** Start of Provided material **

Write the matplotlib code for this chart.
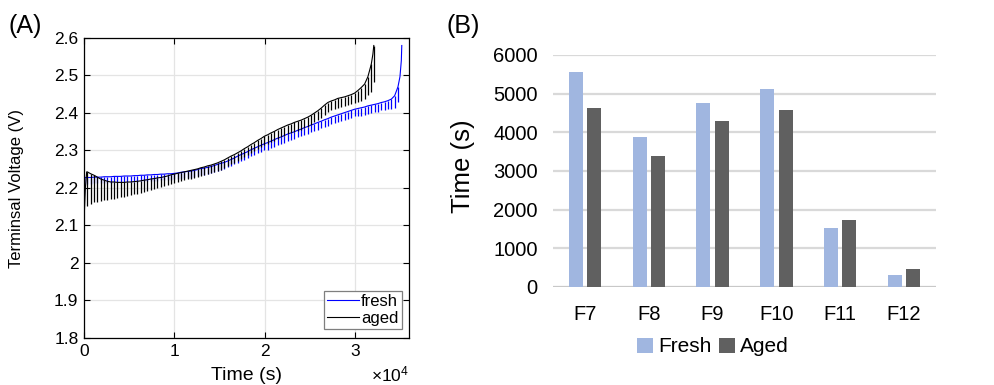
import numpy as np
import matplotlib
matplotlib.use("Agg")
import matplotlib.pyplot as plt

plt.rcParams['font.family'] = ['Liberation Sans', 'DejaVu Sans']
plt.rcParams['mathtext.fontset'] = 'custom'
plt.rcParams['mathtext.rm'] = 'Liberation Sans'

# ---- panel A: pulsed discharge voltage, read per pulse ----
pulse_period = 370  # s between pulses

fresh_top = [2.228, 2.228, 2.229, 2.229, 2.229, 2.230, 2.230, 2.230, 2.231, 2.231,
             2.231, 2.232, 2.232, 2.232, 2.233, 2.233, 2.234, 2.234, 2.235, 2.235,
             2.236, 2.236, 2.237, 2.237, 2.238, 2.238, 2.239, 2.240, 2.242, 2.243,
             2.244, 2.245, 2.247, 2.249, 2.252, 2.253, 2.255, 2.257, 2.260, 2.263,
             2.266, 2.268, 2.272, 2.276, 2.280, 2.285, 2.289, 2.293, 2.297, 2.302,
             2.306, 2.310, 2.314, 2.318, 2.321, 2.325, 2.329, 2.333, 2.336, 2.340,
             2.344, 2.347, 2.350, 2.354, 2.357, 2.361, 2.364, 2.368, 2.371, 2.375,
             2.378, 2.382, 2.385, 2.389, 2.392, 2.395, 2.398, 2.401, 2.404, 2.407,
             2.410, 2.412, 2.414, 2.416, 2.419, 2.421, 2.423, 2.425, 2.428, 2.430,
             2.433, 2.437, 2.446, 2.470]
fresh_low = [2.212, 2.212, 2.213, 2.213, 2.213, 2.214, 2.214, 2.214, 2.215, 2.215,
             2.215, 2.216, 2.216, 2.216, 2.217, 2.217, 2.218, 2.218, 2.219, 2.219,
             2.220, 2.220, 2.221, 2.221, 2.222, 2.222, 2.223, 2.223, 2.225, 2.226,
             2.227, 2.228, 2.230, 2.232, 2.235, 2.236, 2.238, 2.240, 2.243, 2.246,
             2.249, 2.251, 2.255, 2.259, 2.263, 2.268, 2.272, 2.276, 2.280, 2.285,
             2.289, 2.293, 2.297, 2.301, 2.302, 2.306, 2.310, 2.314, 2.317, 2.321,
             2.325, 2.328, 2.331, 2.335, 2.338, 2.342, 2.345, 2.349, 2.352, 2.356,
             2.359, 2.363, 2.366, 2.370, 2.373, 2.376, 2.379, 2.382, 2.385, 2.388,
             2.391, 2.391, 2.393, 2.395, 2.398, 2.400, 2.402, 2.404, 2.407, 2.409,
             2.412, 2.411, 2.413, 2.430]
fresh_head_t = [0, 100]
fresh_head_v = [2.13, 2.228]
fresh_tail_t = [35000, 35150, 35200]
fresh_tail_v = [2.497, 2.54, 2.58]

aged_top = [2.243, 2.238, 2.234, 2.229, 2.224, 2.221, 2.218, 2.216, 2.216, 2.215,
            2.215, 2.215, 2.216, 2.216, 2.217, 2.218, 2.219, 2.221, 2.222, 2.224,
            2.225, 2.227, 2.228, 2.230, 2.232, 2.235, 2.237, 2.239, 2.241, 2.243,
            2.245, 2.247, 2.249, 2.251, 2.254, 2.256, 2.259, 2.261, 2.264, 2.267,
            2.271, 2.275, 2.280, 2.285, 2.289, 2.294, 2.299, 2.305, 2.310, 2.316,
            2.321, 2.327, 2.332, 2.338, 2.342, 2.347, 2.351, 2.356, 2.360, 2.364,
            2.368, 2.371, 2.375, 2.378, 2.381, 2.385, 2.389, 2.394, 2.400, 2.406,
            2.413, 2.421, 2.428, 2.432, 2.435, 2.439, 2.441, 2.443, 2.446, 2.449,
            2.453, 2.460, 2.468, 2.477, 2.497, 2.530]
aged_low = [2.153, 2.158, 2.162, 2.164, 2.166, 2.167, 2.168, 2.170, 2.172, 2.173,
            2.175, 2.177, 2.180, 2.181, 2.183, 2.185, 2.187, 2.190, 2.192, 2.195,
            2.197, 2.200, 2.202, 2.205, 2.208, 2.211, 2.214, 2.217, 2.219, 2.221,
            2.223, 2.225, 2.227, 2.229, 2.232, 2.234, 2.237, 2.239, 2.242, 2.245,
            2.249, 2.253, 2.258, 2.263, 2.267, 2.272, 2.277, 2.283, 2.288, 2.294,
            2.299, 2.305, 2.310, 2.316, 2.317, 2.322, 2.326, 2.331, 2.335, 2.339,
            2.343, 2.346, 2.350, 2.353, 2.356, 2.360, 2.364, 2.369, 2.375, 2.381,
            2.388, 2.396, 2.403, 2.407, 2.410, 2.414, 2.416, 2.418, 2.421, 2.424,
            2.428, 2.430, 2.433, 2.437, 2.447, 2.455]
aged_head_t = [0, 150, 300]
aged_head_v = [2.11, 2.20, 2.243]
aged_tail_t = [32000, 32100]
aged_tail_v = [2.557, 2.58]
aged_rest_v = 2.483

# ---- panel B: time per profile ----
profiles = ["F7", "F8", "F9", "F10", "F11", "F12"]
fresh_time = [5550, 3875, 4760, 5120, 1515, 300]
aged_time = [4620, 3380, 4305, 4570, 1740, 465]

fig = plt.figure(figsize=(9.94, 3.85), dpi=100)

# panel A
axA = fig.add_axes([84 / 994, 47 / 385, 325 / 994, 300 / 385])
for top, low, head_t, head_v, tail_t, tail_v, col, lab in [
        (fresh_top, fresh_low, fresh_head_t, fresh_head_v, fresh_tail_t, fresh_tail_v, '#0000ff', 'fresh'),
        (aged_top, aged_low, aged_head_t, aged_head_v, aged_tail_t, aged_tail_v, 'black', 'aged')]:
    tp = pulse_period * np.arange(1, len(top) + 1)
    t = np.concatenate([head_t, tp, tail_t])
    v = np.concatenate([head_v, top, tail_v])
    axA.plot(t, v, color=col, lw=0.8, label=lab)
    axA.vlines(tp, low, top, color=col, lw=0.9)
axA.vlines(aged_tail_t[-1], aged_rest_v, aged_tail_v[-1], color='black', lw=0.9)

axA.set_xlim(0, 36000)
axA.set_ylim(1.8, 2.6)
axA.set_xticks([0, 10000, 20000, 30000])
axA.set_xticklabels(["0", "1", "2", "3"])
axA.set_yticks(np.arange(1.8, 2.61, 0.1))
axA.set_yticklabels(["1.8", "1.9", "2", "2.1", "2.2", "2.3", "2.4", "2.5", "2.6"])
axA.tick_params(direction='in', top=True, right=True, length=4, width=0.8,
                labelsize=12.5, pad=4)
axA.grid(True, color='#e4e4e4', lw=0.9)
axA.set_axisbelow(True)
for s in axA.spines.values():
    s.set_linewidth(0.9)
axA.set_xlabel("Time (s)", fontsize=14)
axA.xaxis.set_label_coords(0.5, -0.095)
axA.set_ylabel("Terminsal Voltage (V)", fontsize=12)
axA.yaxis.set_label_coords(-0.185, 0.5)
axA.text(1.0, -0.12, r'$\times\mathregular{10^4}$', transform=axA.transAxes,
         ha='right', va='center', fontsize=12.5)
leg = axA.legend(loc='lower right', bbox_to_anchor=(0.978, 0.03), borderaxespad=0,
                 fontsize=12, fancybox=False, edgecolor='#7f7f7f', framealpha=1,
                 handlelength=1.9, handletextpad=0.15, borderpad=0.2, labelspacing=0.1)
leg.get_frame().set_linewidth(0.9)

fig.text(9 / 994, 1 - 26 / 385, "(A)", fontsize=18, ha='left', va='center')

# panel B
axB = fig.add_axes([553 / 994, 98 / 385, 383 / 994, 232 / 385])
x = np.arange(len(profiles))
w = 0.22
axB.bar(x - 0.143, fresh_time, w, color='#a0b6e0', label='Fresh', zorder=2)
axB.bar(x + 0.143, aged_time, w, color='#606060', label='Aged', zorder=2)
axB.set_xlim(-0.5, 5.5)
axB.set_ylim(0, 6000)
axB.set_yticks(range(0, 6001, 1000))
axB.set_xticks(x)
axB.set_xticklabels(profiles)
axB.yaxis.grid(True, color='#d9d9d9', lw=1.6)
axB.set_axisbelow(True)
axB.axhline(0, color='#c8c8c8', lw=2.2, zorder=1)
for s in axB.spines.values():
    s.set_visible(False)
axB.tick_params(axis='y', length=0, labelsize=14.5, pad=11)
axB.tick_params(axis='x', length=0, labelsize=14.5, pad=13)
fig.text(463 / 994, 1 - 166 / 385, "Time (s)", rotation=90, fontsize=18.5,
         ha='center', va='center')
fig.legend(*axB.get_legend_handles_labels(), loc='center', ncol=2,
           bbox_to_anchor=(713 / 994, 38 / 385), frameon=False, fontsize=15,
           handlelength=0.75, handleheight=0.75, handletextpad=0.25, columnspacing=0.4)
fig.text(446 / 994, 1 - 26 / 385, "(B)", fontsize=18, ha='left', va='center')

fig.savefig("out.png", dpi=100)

** End of Provided material **

**What this task involves**
Go from the first line of the data above to the line containing "pulse_period = 370" and retype exactly those lines, both included, but none of the pictures.

**Finished answer**
Write the matplotlib code for this chart.
import numpy as np
import matplotlib
matplotlib.use("Agg")
import matplotlib.pyplot as plt

plt.rcParams['font.family'] = ['Liberation Sans', 'DejaVu Sans']
plt.rcParams['mathtext.fontset'] = 'custom'
plt.rcParams['mathtext.rm'] = 'Liberation Sans'

# ---- panel A: pulsed discharge voltage, read per pulse ----
pulse_period = 370  # s between pulses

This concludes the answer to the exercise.